Closed anilkhichar closed 1 year ago
Sorry, meant to comment as well.
The Solr Operator just uses the built-in Solr S3-Repository Module, so there's nothing that the Solr Operator can do to speed this up.
Instead would you mind posting this same information as a new JIRA Issue at https://issues.apache.org/jira/projects/SOLR/summary? That way optimizations can be tracked and discussed in the right place.
We have benchmarked 2GiB/minute throughput during SolrBackup with ~4TB RAW index data. Backup/Restore duration is critical during disaster event hence, we are looking for increased speed.
Right now, only performance option we found is the
endpoint
URL to keep the traffic private between VPC & S3. But it's not scaling the throughput significantly.
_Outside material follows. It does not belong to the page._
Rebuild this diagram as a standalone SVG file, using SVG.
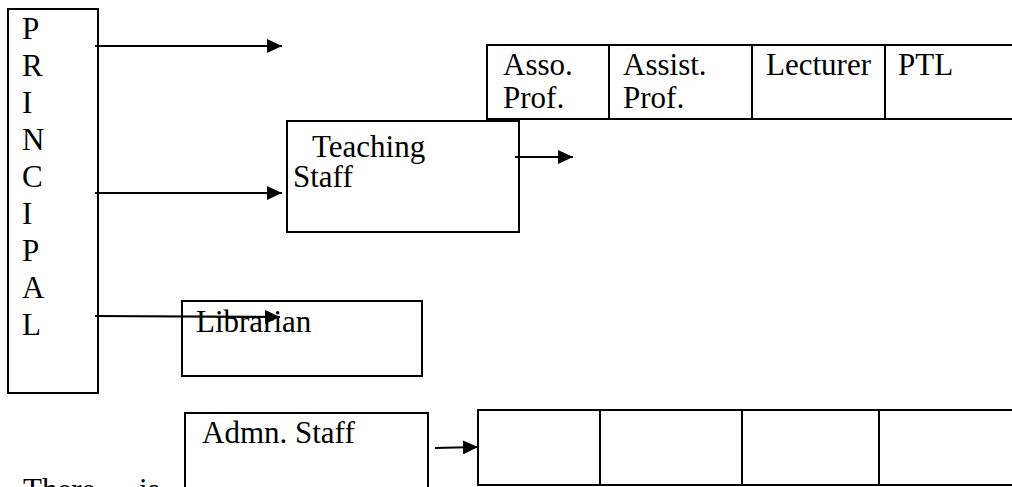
<svg xmlns="http://www.w3.org/2000/svg" width="1012" height="487" viewBox="0 0 1012 487" font-family="'Liberation Serif', 'Times New Roman', serif">
<style>
.box{fill:#fff;stroke:#000;stroke-width:2}
.ln{stroke:#000;stroke-width:2;fill:none}
.t{font-family:'Liberation Serif','Times New Roman',serif;font-size:31px;fill:#000}
.c{stroke:#000;stroke-width:2.2;fill:none;marker-end:url(#ah)}
</style>
<defs>
<marker id="ah" markerUnits="userSpaceOnUse" markerWidth="16" markerHeight="14" refX="15" refY="7" orient="auto">
<path d="M0,0 L15,7 L0,14 Z" fill="#000"/>
</marker>
</defs>
<rect width="1012" height="487" fill="#fff"/>
<g id="principal">
<rect class="box" x="8" y="9" width="90" height="384"/>
<text class="t" x="22" y="39">P</text>
<text class="t" x="22" y="76">R</text>
<text class="t" x="22" y="113">I</text>
<text class="t" x="22" y="150">N</text>
<text class="t" x="22" y="187">C</text>
<text class="t" x="22" y="224">I</text>
<text class="t" x="22" y="261">P</text>
<text class="t" x="22" y="298">A</text>
<text class="t" x="22" y="335">L</text>
</g>
<g id="teaching-ranks">
<rect class="box" x="487" y="45" width="540" height="74"/>
<line class="ln" x1="609" y1="45" x2="609" y2="119"/>
<line class="ln" x1="752" y1="45" x2="752" y2="119"/>
<line class="ln" x1="885" y1="45" x2="885" y2="119"/>
<text class="t" x="503" y="75">Asso.</text>
<text class="t" x="503" y="108">Prof.</text>
<text class="t" x="623" y="75">Assist.</text>
<text class="t" x="623" y="108">Prof.</text>
<text class="t" x="766" y="75">Lecturer</text>
<text class="t" x="898" y="75">PTL</text>
</g>
<g id="teaching-staff">
<rect class="box" x="287" y="121" width="232" height="111"/>
<text class="t" x="312" y="157">Teaching</text>
<text class="t" x="293" y="187">Staff</text>
</g>
<g id="librarian">
<rect class="box" x="182" y="301" width="240" height="75"/>
<text class="t" x="196" y="332">Librarian</text>
</g>
<g id="admn-staff">
<rect class="box" x="185" y="413" width="243" height="90"/>
<text class="t" x="202" y="443">Admn. Staff</text>
</g>
<g id="admn-ranks">
<rect class="box" x="478" y="410" width="550" height="75"/>
<line class="ln" x1="600" y1="410" x2="600" y2="485"/>
<line class="ln" x1="742" y1="410" x2="742" y2="485"/>
<line class="ln" x1="879" y1="410" x2="879" y2="485"/>
</g>
<text class="t" x="23" y="500" word-spacing="36">There is</text>
<g id="connectors">
<line class="c" x1="95" y1="46" x2="282" y2="46"/>
<line class="c" x1="95" y1="193" x2="282" y2="193"/>
<line class="c" x1="95" y1="316" x2="280" y2="317"/>
<line class="c" x1="515" y1="157" x2="573" y2="157"/>
<line class="c" x1="435" y1="448" x2="478" y2="447"/>
</g>
</svg>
S3 do support throughput up-to 100Gbps and our selected EC2 instance do support 10Gbps.Can we configure S3 multipart upload to speed up the backup and similarly how to boost-up the RESTORE speed?
https://docs.aws.amazon.com/sdk-for-java/latest/developer-guide/examples-s3-objects.html#list-objects https://docs.aws.amazon.com/AmazonS3/latest/userguide/optimizing-performance-design-patterns.html#optimizing-performance-parallelization
May be we expose one more option in the backup configuration that can support horizontal scaling and parallel RW.
@HoustonPutman: Any plan/suggestion on this optimization?